AIM: Stop at the line containing "df = pd.DataFrame(rows)": repeat exactly every line of the entries below from the first up to it, plus that line, with pictures omitted.

MATERIAL SHOWN:
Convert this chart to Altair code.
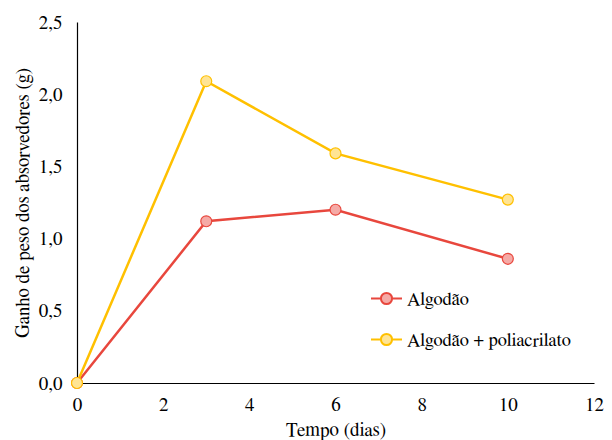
import altair as alt
import pandas as pd

dias = [0, 3, 6, 10]
algodao = [0.0, 1.12, 1.20, 0.86]
algodao_poli = [0.0, 2.09, 1.59, 1.27]
series_names = ["Algodão", "Algodão + poliacrilato"]
line_colors = ["#E8473D", "#FFC000"]
fill_colors = ["#F5AAA6", "#FFE494"]

FONT = "Nimbus Roman, Nimbus Roman No9 L, FreeSerif, Tinos, Times, DejaVu Serif"

rows = []
for name, vals in zip(series_names, [algodao, algodao_poli]):
    for d, v in zip(dias, vals):
        rows.append({"dias": d, "ganho": v, "serie": name})
df = pd.DataFrame(rows)

r = 0.36
legend_path = (f"M-1,0H{-r} M{r},0H1 "
               f"M{-r},0A{r},{r} 0 1,1 {r},0A{r},{r} 0 1,1 {-r},0Z")

legend = alt.Legend(
    title=None, orient="none", legendX=293, legendY=260, padding=0,
    symbolType=legend_path, symbolSize=961, symbolStrokeWidth=2,
    labelFont=FONT, labelFontSize=18.5, labelColor="black",
    labelOffset=4, rowPadding=14, labelLimit=400,
)

x = alt.X("dias:Q", scale=alt.Scale(domain=[0, 12], nice=False),
          axis=alt.Axis(values=[0, 2, 4, 6, 8, 10, 12], title="Tempo (dias)",
                        grid=False, ticks=False, labelPadding=12, titlePadding=6,
                        labelFlush=False, labelOverlap=False))
y = alt.Y("ganho:Q", scale=alt.Scale(domain=[0, 2.5], nice=False),
          axis=alt.Axis(values=[0, 0.5, 1.0, 1.5, 2.0, 2.5],
                        labelExpr="replace(format(datum.value, '.1f'), '.', ',')",
                        title="Ganho de peso dos absorvedores (g)",
                        grid=False, ticks=False, labelPadding=15, titlePadding=6,
                        labelFlush=False, labelOverlap=False))

stroke = alt.Stroke("serie:N", scale=alt.Scale(domain=series_names, range=line_colors), legend=legend)
fill = alt.Fill("serie:N", scale=alt.Scale(domain=series_names, range=fill_colors), legend=legend)

lines = alt.Chart(df).mark_line(strokeWidth=2.5).encode(x=x, y=y, stroke=stroke)
points = alt.Chart(df).mark_point(shape="circle", filled=False, size=120, strokeWidth=1.2,
                                  opacity=1, fillOpacity=1).encode(
    x=x, y=y, stroke=stroke, fill=fill)

chart = alt.layer(lines, points).properties(
    width=517, height=361,
    padding={"left": 77, "top": 22, "right": 18, "bottom": 57},
    autosize=alt.AutoSizeParams(type="none"),
).configure_view(stroke=None).configure_axis(
    labelFont=FONT, labelFontSize=19, labelColor="black",
    titleFont=FONT, titleFontSize=19, titleFontWeight="normal", titleColor="black",
    domainColor="black", domainWidth=1.2,
)

chart.save("out.html", embed_options={"renderer": "svg", "actions": False})
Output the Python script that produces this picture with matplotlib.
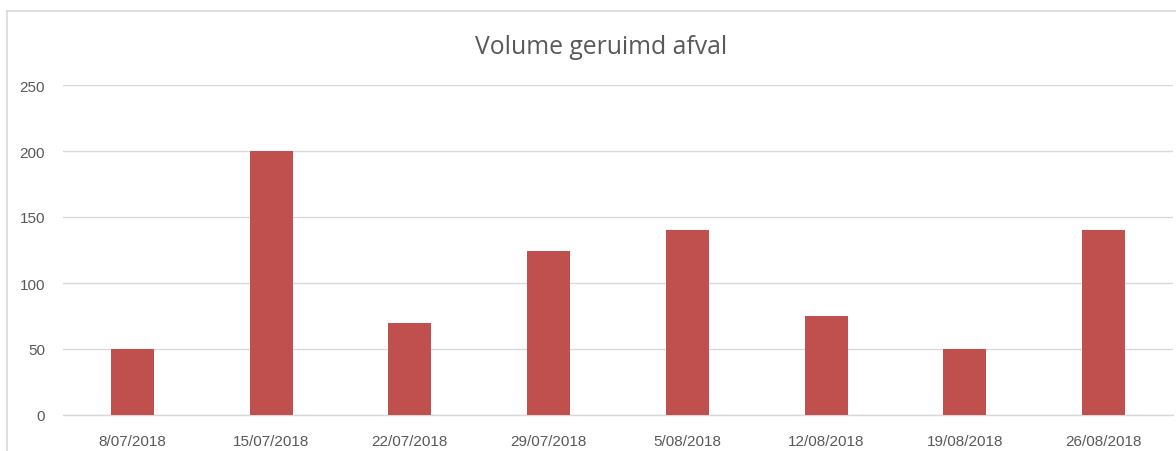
import matplotlib
matplotlib.use("Agg")
import matplotlib.pyplot as plt
from matplotlib.lines import Line2D

categories = ["8/07/2018", "15/07/2018", "22/07/2018", "29/07/2018",
              "5/08/2018", "12/08/2018", "19/08/2018", "26/08/2018"]
values = [50, 200, 70, 124, 140, 75, 50, 140]
yticks = [0, 50, 100, 150, 200, 250]
title = "Volume geruimd afval"

W, H = 1176, 452
fig = plt.figure(figsize=(W / 100, H / 100), dpi=100)
fig.patch.set_facecolor("white")

ax = fig.add_axes([63 / W, 1 - 416 / H, (1173 - 63) / W, (416 - 86) / H])
x = list(range(len(categories)))
ax.bar(x, values, width=0.31, color="#C0504D", zorder=3)
ax.set_xlim(-0.5, len(categories) - 0.5)
ax.set_ylim(0, 250)
ax.set_yticks(yticks)
ax.set_xticks(x)
ax.set_xticklabels(categories)
ax.grid(axis="y", color="#d9d9d9", linewidth=1.0, zorder=0)
for s in ["top", "right", "left"]:
    ax.spines[s].set_visible(False)
ax.spines["bottom"].set_color("#d9d9d9")
ax.spines["bottom"].set_linewidth(1.0)
ax.tick_params(axis="both", length=0, labelsize=11, labelcolor="#595959")
ax.tick_params(axis="y", pad=13)
ax.tick_params(axis="x", pad=14)
for lab in ax.get_xticklabels() + ax.get_yticklabels():
    lab.set_fontfamily("Liberation Sans")

fig.text(601 / W, 1 - 47 / H, title, ha="center", va="center",
         fontsize=17.8, color="#595959", family="Open Sans")

# chart frame (cropped at right/bottom)
fig.add_artist(Line2D([7 / W, 1], [1 - 12 / H, 1 - 12 / H], color="#d9d9d9", lw=1.2))
fig.add_artist(Line2D([7 / W, 7 / W], [0, 1 - 12 / H], color="#d9d9d9", lw=1.2))

fig.savefig("out.png", dpi=100, facecolor="white")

THE REPLY:
Convert this chart to Altair code.
import altair as alt
import pandas as pd

dias = [0, 3, 6, 10]
algodao = [0.0, 1.12, 1.20, 0.86]
algodao_poli = [0.0, 2.09, 1.59, 1.27]
series_names = ["Algodão", "Algodão + poliacrilato"]
line_colors = ["#E8473D", "#FFC000"]
fill_colors = ["#F5AAA6", "#FFE494"]

FONT = "Nimbus Roman, Nimbus Roman No9 L, FreeSerif, Tinos, Times, DejaVu Serif"

rows = []
for name, vals in zip(series_names, [algodao, algodao_poli]):
    for d, v in zip(dias, vals):
        rows.append({"dias": d, "ganho": v, "serie": name})
df = pd.DataFrame(rows)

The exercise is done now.